* _Short problem_
Gather up the lines that contain "matplotlib".
+===+
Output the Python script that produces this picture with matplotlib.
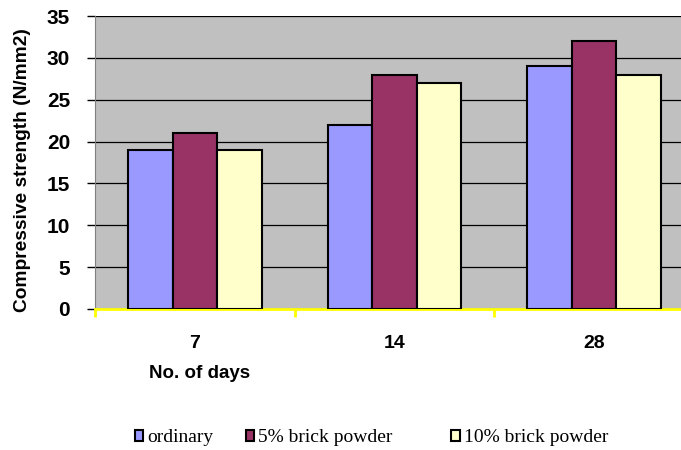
import matplotlib.pyplot as plt
import matplotlib.patches as mpatches
import numpy as np

days = ["7", "14", "28"]
series = ["ordinary", "5% brick powder", "10% brick powder"]
ordinary = [19, 22, 29]
brick5 = [21, 28, 32]
brick10 = [19, 27, 28]
colors = ["#9999FF", "#993366", "#FFFFCC"]

plt.rcParams["font.family"] = ["Liberation Sans", "DejaVu Sans"]

fig = plt.figure(figsize=(6.81, 4.5), dpi=100)
ax = fig.add_axes([95 / 681, 141 / 450, 599 / 681, 293 / 450])
ax.set_facecolor("#C0C0C0")

x = np.arange(len(days))
w = 0.223
for i, (vals, c) in enumerate(zip([ordinary, brick5, brick10], colors)):
    ax.bar(x + (i - 1) * w, vals, w, color=c, edgecolor="black",
           linewidth=1.5, zorder=3)

ax.set_xlim(-0.5, 2.5)
ax.set_ylim(0, 35)
ax.set_yticks(range(0, 36, 5))
ax.yaxis.grid(True, color="black", linewidth=0.9, zorder=1)
ax.set_axisbelow(True)

for s in ["top", "right"]:
    ax.spines[s].set_visible(False)
ax.spines["left"].set_color("#808080")
ax.spines["bottom"].set_color("#FFFF00")
ax.spines["bottom"].set_linewidth(2)

ax.set_xticks(x)
ax.set_xticklabels(days, fontsize=14, fontweight="bold")
ax.tick_params(axis="x", which="major", length=0, pad=19)
ax.set_xticks([-0.5, 0.5, 1.5, 2.5], minor=True)
ax.tick_params(axis="x", which="minor", length=6, width=2, color="#FFFF00")
ax.tick_params(axis="y", length=6, width=1, color="black", pad=12,
               labelsize=15)
for lab in ax.get_yticklabels():
    lab.set_fontweight("bold")

fig.text(23 / 681, 1 - 170 / 450, "Compressive strength (N/mm2)",
         rotation=90, ha="center", va="center", fontsize=13.8,
         fontweight="bold")
fig.text(200 / 681, 1 - 374 / 450, "No. of days", ha="center",
         va="center", fontsize=13.5, fontweight="bold")

leg_x = [117 / 681, 228 / 681, 434 / 681]
for lbl, c, lx in zip(series, colors, leg_x):
    h = mpatches.Patch(facecolor=c, edgecolor="black", linewidth=1.5)
    fig.legend(handles=[h], labels=[lbl], loc="center left",
               bbox_to_anchor=(lx, 1 - 438 / 450), frameon=False,
               handlelength=0.45, handleheight=0.45, handletextpad=0.2,
               prop={"family": "Liberation Serif", "size": 14})

fig.savefig("out.png", dpi=100)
+===+
* _Reply to the task_
Output the Python script that produces this picture with matplotlib.
import matplotlib.pyplot as plt
import matplotlib.patches as mpatches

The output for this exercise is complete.